* **TASK STATEMENT**: Skip all pictures, then print the remaining material exactly.
___ SOURCE DATA
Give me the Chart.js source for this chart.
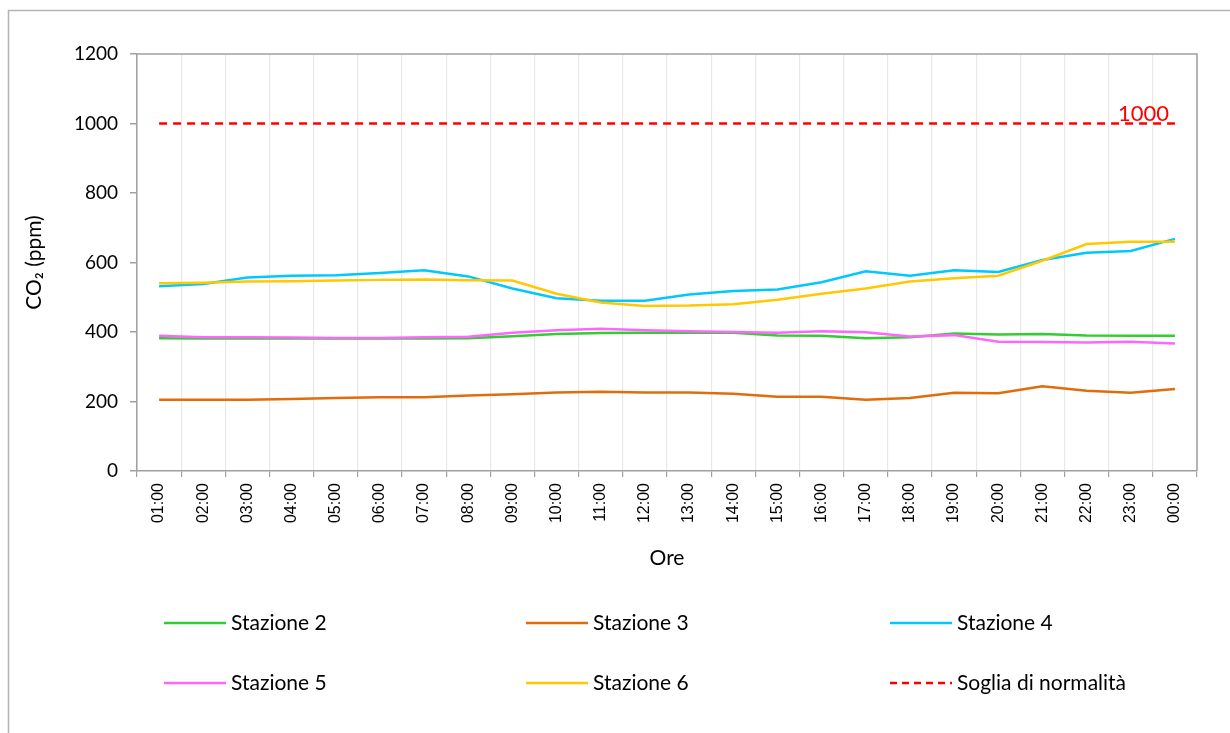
<!DOCTYPE html>
<html lang="it">
<head>
<meta charset="utf-8">
<title>CO2 - Stazioni</title>
<script src="https://cdn.jsdelivr.net/npm/chart.js@4.4.1/dist/chart.umd.min.js"></script>
<style>
  html, body { margin: 0; padding: 0; background: #fff; }
  #chart { display: block; }
</style>
</head>
<body>
<canvas id="chart" width="1230" height="733"></canvas>
<script>
// ===== DATA =====
const hours = ['01:00', '02:00', '03:00', '04:00', '05:00', '06:00', '07:00', '08:00',
  '09:00', '10:00', '11:00', '12:00', '13:00', '14:00', '15:00', '16:00',
  '17:00', '18:00', '19:00', '20:00', '21:00', '22:00', '23:00', '00:00'];

const stazione2 = [382, 381, 381, 381, 381, 381, 381, 382, 388, 394, 397, 398,
  398, 398, 390, 389, 382, 385, 396, 393, 394, 390, 389, 389];
const stazione3 = [205, 205, 205, 207, 210, 212, 212, 217, 221, 226, 228, 226,
  226, 222, 214, 214, 205, 210, 225, 224, 244, 231, 225, 236];
const stazione4 = [532, 538, 557, 562, 563, 570, 578, 560, 525, 497, 490, 490,
  508, 518, 522, 543, 575, 562, 578, 573, 607, 628, 633, 668];
const stazione5 = [389, 385, 385, 384, 383, 383, 385, 386, 398, 405, 409, 405,
  402, 400, 398, 402, 399, 387, 391, 372, 371, 370, 372, 367];
const stazione6 = [540, 542, 545, 546, 548, 550, 551, 549, 548, 510, 485, 475,
  476, 480, 493, 510, 525, 545, 555, 562, 605, 653, 660, 660];
const soglia = hours.map(() => 1000);

const yTicks = [0, 200, 400, 600, 800, 1000, 1200];

const AXIS_GRAY = '#a0a0a0';
const FONT_UI = 'Lato, "Open Sans", sans-serif';

/**
 * Build one line dataset
 */
function makeSeries(label, data, color, order, dash) {
  return {
    label: label,
    data: data,
    borderColor: color,
    backgroundColor: color,
    borderWidth: 2.5,
    borderDash: dash || [],
    pointRadius: 0,
    tension: 0,
    fill: false,
    order: order
  };
}

// ===== PLUGIN: frame, plot border, threshold label, legend =====
const decorPlugin = {
  id: 'decor',
  afterDraw(chart) {
    const ctx = chart.ctx;
    const area = chart.chartArea;
    const x = chart.scales.x;
    const y = chart.scales.y;

    ctx.save();

    // outer frame of the picture
    ctx.strokeStyle = '#b4b4b4';
    ctx.lineWidth = 1.5;
    ctx.strokeRect(8.5, 10.5, chart.width + 20, chart.height + 20);

    // top and right border of the plot area
    ctx.strokeStyle = AXIS_GRAY;
    ctx.lineWidth = 1.5;
    ctx.beginPath();
    ctx.moveTo(area.left, area.top);
    ctx.lineTo(area.right, area.top);
    ctx.lineTo(area.right, area.bottom);
    ctx.stroke();

    // threshold value label near the last point
    const lastIdx = soglia.length - 1;
    ctx.fillStyle = '#ff0000';
    ctx.font = '22px ' + FONT_UI;
    ctx.textAlign = 'right';
    ctx.textBaseline = 'alphabetic';
    ctx.fillText(String(soglia[lastIdx]), x.getPixelForValue(lastIdx) - 6, y.getPixelForValue(soglia[lastIdx]) - 3);

    // legend: 3 columns x 2 rows
    const cols = [164, 526, 890];
    const rows = [623, 683];
    const sets = chart.data.datasets;
    ctx.font = '21px ' + FONT_UI;
    ctx.textAlign = 'left';
    ctx.textBaseline = 'middle';
    sets.forEach((ds, i) => {
      const cx = cols[i % 3];
      const cy = rows[Math.floor(i / 3)];
      ctx.strokeStyle = ds.borderColor;
      ctx.lineWidth = 2.5;
      ctx.setLineDash(ds.borderDash.length ? [7, 5] : []);
      ctx.beginPath();
      ctx.moveTo(cx, cy);
      ctx.lineTo(cx + 62, cy);
      ctx.stroke();
      ctx.setLineDash([]);
      ctx.fillStyle = '#000';
      ctx.fillText(ds.label, cx + 67, cy);
    });

    ctx.restore();
  }
};

// ===== CHART =====
function initChart() {
  const ctx = document.getElementById('chart');

  new Chart(ctx, {
    type: 'line',
    data: {
      labels: hours,
      datasets: [
        makeSeries('Stazione 2', stazione2, '#33cc33', 6),
        makeSeries('Stazione 3', stazione3, '#e36c0a', 5),
        makeSeries('Stazione 4', stazione4, '#00c8ff', 4),
        makeSeries('Stazione 5', stazione5, '#ff66ff', 3),
        makeSeries('Stazione 6', stazione6, '#ffc800', 2),
        makeSeries('Soglia di normalità', soglia, '#ff0000', 1, [8, 6])
      ]
    },
    options: {
      responsive: false,
      animation: false,
      devicePixelRatio: 1,
      layout: {
        padding: { left: 0, top: 54, right: 33, bottom: 162 }
      },
      plugins: {
        legend: { display: false },
        tooltip: { enabled: false }
      },
      scales: {
        x: {
          offset: true,
          afterFit(scale) { scale.height = 100; },
          grid: {
            offset: true,
            color: '#e8e8e8',
            tickColor: AXIS_GRAY,
            tickLength: 6,
            lineWidth: 1.2
          },
          border: { color: AXIS_GRAY, width: 1.5 },
          ticks: {
            autoSkip: false,
            minRotation: 90,
            maxRotation: 90,
            padding: 6,
            color: '#000',
            font: { family: '"Liberation Sans", Arial, sans-serif', size: 16 }
          },
          title: {
            display: true,
            text: 'Ore',
            color: '#000',
            padding: { top: 0, bottom: 0 },
            font: { family: FONT_UI, size: 21 }
          }
        },
        y: {
          min: 0,
          max: 1200,
          afterFit(scale) { scale.width = 137; },
          afterBuildTicks(scale) {
            scale.ticks = yTicks.map(v => ({ value: v }));
          },
          grid: {
            drawOnChartArea: false,
            tickColor: AXIS_GRAY,
            tickLength: 7,
            lineWidth: 1.5
          },
          border: { color: AXIS_GRAY, width: 1.5 },
          ticks: {
            padding: 12,
            color: '#000',
            font: { family: FONT_UI, size: 19 },
            callback: v => String(v)
          },
          title: {
            display: true,
            text: 'CO₂ (ppm)',
            color: '#000',
            padding: { top: 22, bottom: 0 },
            font: { family: FONT_UI, size: 21 }
          }
        }
      }
    },
    plugins: [decorPlugin]
  });
}

initChart();
</script>
</body>
</html>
______
* **THE ANSWER**:
Give me the Chart.js source for this chart.
<!DOCTYPE html>
<html lang="it">
<head>
<meta charset="utf-8">
<title>CO2 - Stazioni</title>
<script src="https://cdn.jsdelivr.net/npm/chart.js@4.4.1/dist/chart.umd.min.js"></script>
<style>
  html, body { margin: 0; padding: 0; background: #fff; }
  #chart { display: block; }
</style>
</head>
<body>
<canvas id="chart" width="1230" height="733"></canvas>
<script>
// ===== DATA =====
const hours = ['01:00', '02:00', '03:00', '04:00', '05:00', '06:00', '07:00', '08:00',
  '09:00', '10:00', '11:00', '12:00', '13:00', '14:00', '15:00', '16:00',
  '17:00', '18:00', '19:00', '20:00', '21:00', '22:00', '23:00', '00:00'];

const stazione2 = [382, 381, 381, 381, 381, 381, 381, 382, 388, 394, 397, 398,
  398, 398, 390, 389, 382, 385, 396, 393, 394, 390, 389, 389];
const stazione3 = [205, 205, 205, 207, 210, 212, 212, 217, 221, 226, 228, 226,
  226, 222, 214, 214, 205, 210, 225, 224, 244, 231, 225, 236];
const stazione4 = [532, 538, 557, 562, 563, 570, 578, 560, 525, 497, 490, 490,
  508, 518, 522, 543, 575, 562, 578, 573, 607, 628, 633, 668];
const stazione5 = [389, 385, 385, 384, 383, 383, 385, 386, 398, 405, 409, 405,
  402, 400, 398, 402, 399, 387, 391, 372, 371, 370, 372, 367];
const stazione6 = [540, 542, 545, 546, 548, 550, 551, 549, 548, 510, 485, 475,
  476, 480, 493, 510, 525, 545, 555, 562, 605, 653, 660, 660];
const soglia = hours.map(() => 1000);

const yTicks = [0, 200, 400, 600, 800, 1000, 1200];

const AXIS_GRAY = '#a0a0a0';
const FONT_UI = 'Lato, "Open Sans", sans-serif';

/**
 * Build one line dataset
 */
function makeSeries(label, data, color, order, dash) {
  return {
    label: label,
    data: data,
    borderColor: color,
    backgroundColor: color,
    borderWidth: 2.5,
    borderDash: dash || [],
    pointRadius: 0,
    tension: 0,
    fill: false,
    order: order
  };
}

// ===== PLUGIN: frame, plot border, threshold label, legend =====
const decorPlugin = {
  id: 'decor',
  afterDraw(chart) {
    const ctx = chart.ctx;
    const area = chart.chartArea;
    const x = chart.scales.x;
    const y = chart.scales.y;

    ctx.save();

    // outer frame of the picture
    ctx.strokeStyle = '#b4b4b4';
    ctx.lineWidth = 1.5;
    ctx.strokeRect(8.5, 10.5, chart.width + 20, chart.height + 20);

    // top and right border of the plot area
    ctx.strokeStyle = AXIS_GRAY;
    ctx.lineWidth = 1.5;
    ctx.beginPath();
    ctx.moveTo(area.left, area.top);
    ctx.lineTo(area.right, area.top);
    ctx.lineTo(area.right, area.bottom);
    ctx.stroke();

    // threshold value label near the last point
    const lastIdx = soglia.length - 1;
    ctx.fillStyle = '#ff0000';
    ctx.font = '22px ' + FONT_UI;
    ctx.textAlign = 'right';
    ctx.textBaseline = 'alphabetic';
    ctx.fillText(String(soglia[lastIdx]), x.getPixelForValue(lastIdx) - 6, y.getPixelForValue(soglia[lastIdx]) - 3);

    // legend: 3 columns x 2 rows
    const cols = [164, 526, 890];
    const rows = [623, 683];
    const sets = chart.data.datasets;
    ctx.font = '21px ' + FONT_UI;
    ctx.textAlign = 'left';
    ctx.textBaseline = 'middle';
    sets.forEach((ds, i) => {
      const cx = cols[i % 3];
      const cy = rows[Math.floor(i / 3)];
      ctx.strokeStyle = ds.borderColor;
      ctx.lineWidth = 2.5;
      ctx.setLineDash(ds.borderDash.length ? [7, 5] : []);
      ctx.beginPath();
      ctx.moveTo(cx, cy);
      ctx.lineTo(cx + 62, cy);
      ctx.stroke();
      ctx.setLineDash([]);
      ctx.fillStyle = '#000';
      ctx.fillText(ds.label, cx + 67, cy);
    });

    ctx.restore();
  }
};

// ===== CHART =====
function initChart() {
  const ctx = document.getElementById('chart');

  new Chart(ctx, {
    type: 'line',
    data: {
      labels: hours,
      datasets: [
        makeSeries('Stazione 2', stazione2, '#33cc33', 6),
        makeSeries('Stazione 3', stazione3, '#e36c0a', 5),
        makeSeries('Stazione 4', stazione4, '#00c8ff', 4),
        makeSeries('Stazione 5', stazione5, '#ff66ff', 3),
        makeSeries('Stazione 6', stazione6, '#ffc800', 2),
        makeSeries('Soglia di normalità', soglia, '#ff0000', 1, [8, 6])
      ]
    },
    options: {
      responsive: false,
      animation: false,
      devicePixelRatio: 1,
      layout: {
        padding: { left: 0, top: 54, right: 33, bottom: 162 }
      },
      plugins: {
        legend: { display: false },
        tooltip: { enabled: false }
      },
      scales: {
        x: {
          offset: true,
          afterFit(scale) { scale.height = 100; },
          grid: {
            offset: true,
            color: '#e8e8e8',
            tickColor: AXIS_GRAY,
            tickLength: 6,
            lineWidth: 1.2
          },
          border: { color: AXIS_GRAY, width: 1.5 },
          ticks: {
            autoSkip: false,
            minRotation: 90,
            maxRotation: 90,
            padding: 6,
            color: '#000',
            font: { family: '"Liberation Sans", Arial, sans-serif', size: 16 }
          },
          title: {
            display: true,
            text: 'Ore',
            color: '#000',
            padding: { top: 0, bottom: 0 },
            font: { family: FONT_UI, size: 21 }
          }
        },
        y: {
          min: 0,
          max: 1200,
          afterFit(scale) { scale.width = 137; },
          afterBuildTicks(scale) {
            scale.ticks = yTicks.map(v => ({ value: v }));
          },
          grid: {
            drawOnChartArea: false,
            tickColor: AXIS_GRAY,
            tickLength: 7,
            lineWidth: 1.5
          },
          border: { color: AXIS_GRAY, width: 1.5 },
          ticks: {
            padding: 12,
            color: '#000',
            font: { family: FONT_UI, size: 19 },
            callback: v => String(v)
          },
          title: {
            display: true,
            text: 'CO₂ (ppm)',
            color: '#000',
            padding: { top: 22, bottom: 0 },
            font: { family: FONT_UI, size: 21 }
          }
        }
      }
    },
    plugins: [decorPlugin]
  });
}

initChart();
</script>
</body>
</html>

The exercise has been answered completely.